Atelier Farm owners Austin and Cecelia Baum Mandryk with their two children and their grandparents inside the all-vegetarian Airbnb the Mandryks rent on their oceanfront Beals Island property. Katherine Emery photos

Another farm-based vegetarian rental can be found at Atelier Farm on Beals Island, located east of Mount Desert Island, where Austin and Cecelia Baum Mandryk and their two young children offer a rustic, wood-paneled bunkhouse inside the antique, oceanfront barn. The Mandryks moved to the property in 2021 and are working to get their fruit and vegetable farm up-and-running. They hope to eventually offer on-farm activities and educational events for visitors.

The farm’s listing on Airbnb states: “Please note the house rules of vegetarian food (no meat on premises) and no alcohol.” This along with wi-fi that “isn’t great” and no TV has not deterred visitors, the couple says.

“We get some people who are vegetarian or vegan and are really excited to have an Airbnb that is vegetarian,” Cecelia said. “Then there is another group of people who are not and who report that it is really neat to have a vegetarian diet for a week.
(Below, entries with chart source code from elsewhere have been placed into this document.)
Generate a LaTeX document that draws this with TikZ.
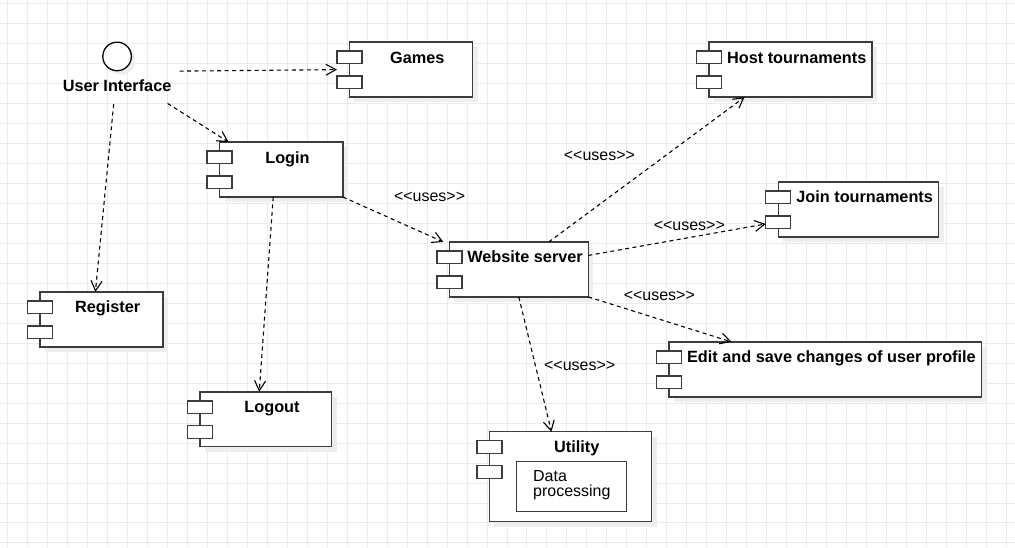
\documentclass[tikz,border=0pt]{standalone}
\usepackage{fontspec}
\setmainfont{Liberation Sans}
\usepackage{tikz}
\usetikzlibrary{arrows.meta,positioning,calc}

\definecolor{gridline}{HTML}{EBEBEB}
\definecolor{compline}{HTML}{3C3C3C}
\definecolor{shadowgray}{HTML}{EEEEEE}
\newcommand{\stereo}[1]{<\kern0pt<#1>\kern0pt>}

\begin{document}
\begin{tikzpicture}[x=1pt, y=-1pt,
    comp/.style={draw=compline, fill=white, line width=1.4pt, inner sep=0pt, outer sep=0pt, anchor=north west},
    port/.style={draw=compline, fill=white, line width=1.4pt},
    shadowbox/.style={fill=shadowgray},
    comptitle/.style={font=\fontsize{16.3}{19}\selectfont\bfseries, inner sep=0pt, anchor=base},
    uses/.style={font=\fontsize{16}{19}\selectfont, inner sep=0pt, anchor=base},
    dep/.style={-{Straight Barb[length=10pt,width=11pt]}, line width=1.1pt, dash pattern=on 4pt off 3.5pt}]

    % Background grid
    \fill[white] (0,0) rectangle (1015,547);
    \foreach \gx in {7,27,...,1007} \draw[gridline, line width=1pt] (\gx,0) -- (\gx,547);
    \foreach \gy in {3,23,...,543} \draw[gridline, line width=1pt] (0,\gy) -- (1015,\gy);
    \useasboundingbox (0,0) rectangle (1015,547);

    % Components
    \foreach \nm/\lx/\ty/\w/\h/\ttl in {
        games/349.3/41.7/123.4/55/Games,
        login/219.3/141.7/123.4/55/Login,
        host/709.3/41.7/163/55/Host tournaments,
        join/778.5/181.7/160.5/55/Join tournaments,
        ws/449.3/241.7/139/55/Website server,
        edit/669.3/341.7/312.4/55/Edit and save changes of user profile,
        utility/489.3/431.7/162.4/90/Utility,
        register/39.5/291.7/123/55/Register,
        logout/199.5/391.7/132/55/Logout}
    {
        \fill[shadowbox] (\lx+5,\ty+5) rectangle ++(\w,\h);
        \node[comp, minimum width=\w pt, minimum height=\h pt] (\nm) at (\lx,\ty) {};
        \draw[port] (\lx-12.5,\ty+9) rectangle ++(25,12.5);
        \draw[port] (\lx-12.5,\ty+34) rectangle ++(25,12.5);
        \node[comptitle] (\nm-title) at (\lx+6.25+\w/2,\ty+21) {\ttl};
    }

    % Inner part of Utility
    \node[draw=compline, line width=1.4pt, minimum width=110pt, minimum height=50pt, inner sep=0pt] (dataproc) at (571.7,486.7) {};
    \node[font=\fontsize{16}{15.7}\selectfont, align=left, inner sep=0pt, anchor=base west] (dataproc-text) at (533,496.7) {Data\\processing};

    % Interface
    \fill[shadowbox] (120.7,60) circle (14.3);
    \node[circle, draw=black, fill=white, line width=1.3pt, minimum size=28.6pt, inner sep=0pt] (ui) at (116.7,56) {};
    \node[comptitle] (uilabel) at (116.7,90.7) {User Interface};

    % Dependencies
    \draw[dep] ([shift={(8,-8)}]uilabel.north east) -- ([xshift=-12.5pt]games.west);
    \draw[dep] ([shift={(-4,12)}]uilabel.south east) -- ([xshift=9pt]login.north west);
    \draw[dep] ([shift={(-3.4,12.6)}]uilabel.south) -- ([xshift=-6pt]register.north);
    \draw[dep] ([xshift=-8pt]login.south) -- ([xshift=-6.5pt]logout.north);
    \draw[dep] (login.south east) -- ([xshift=-6pt]ws.north west);
    \draw[dep] ([xshift=30pt]ws.north) -- ([xshift=-46pt]host.south);
    \draw[dep] ([yshift=14pt]ws.east) -- ([shift={(-12.5,14.5)}]join.west);
    \draw[dep] (ws.south east) -- ([xshift=62.4pt]edit.north west);
    \draw[dep] (ws.south) -- ([xshift=-19pt]utility.north);

    % Stereotype labels
    \node[uses] (uses-login) at (429.5,200.7) {\stereo{uses}};
    \node[uses] (uses-host) at (599.5,160) {\stereo{uses}};
    \node[uses] (uses-join) at (689.5,230) {\stereo{uses}};
    \node[uses] (uses-edit) at (659.5,300) {\stereo{uses}};
    \node[uses] (uses-util) at (579.7,370) {\stereo{uses}};
\end{tikzpicture}
\end{document}
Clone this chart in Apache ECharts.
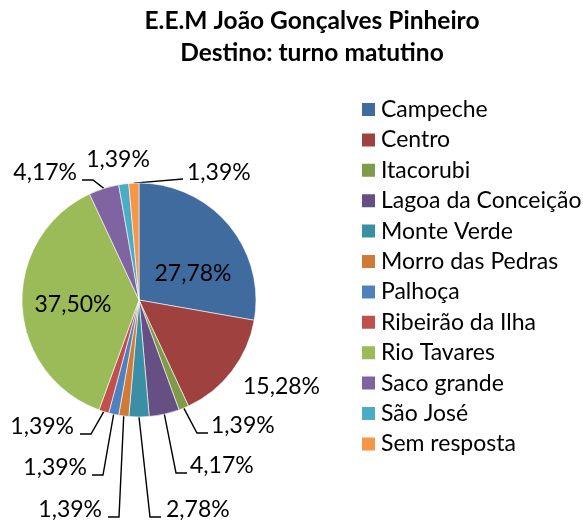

There’s probably a third much smaller group who maybe didn’t read the rules and are surprised.”

Vegetarian breakfast choices have long been the norm at the vast majority of Maine lodging properties, according to Swan. Now, the vegan and vegetarian choices are spreading to lunch and dinner menus at the small but growing group of fully vegetarian lodging options in Maine.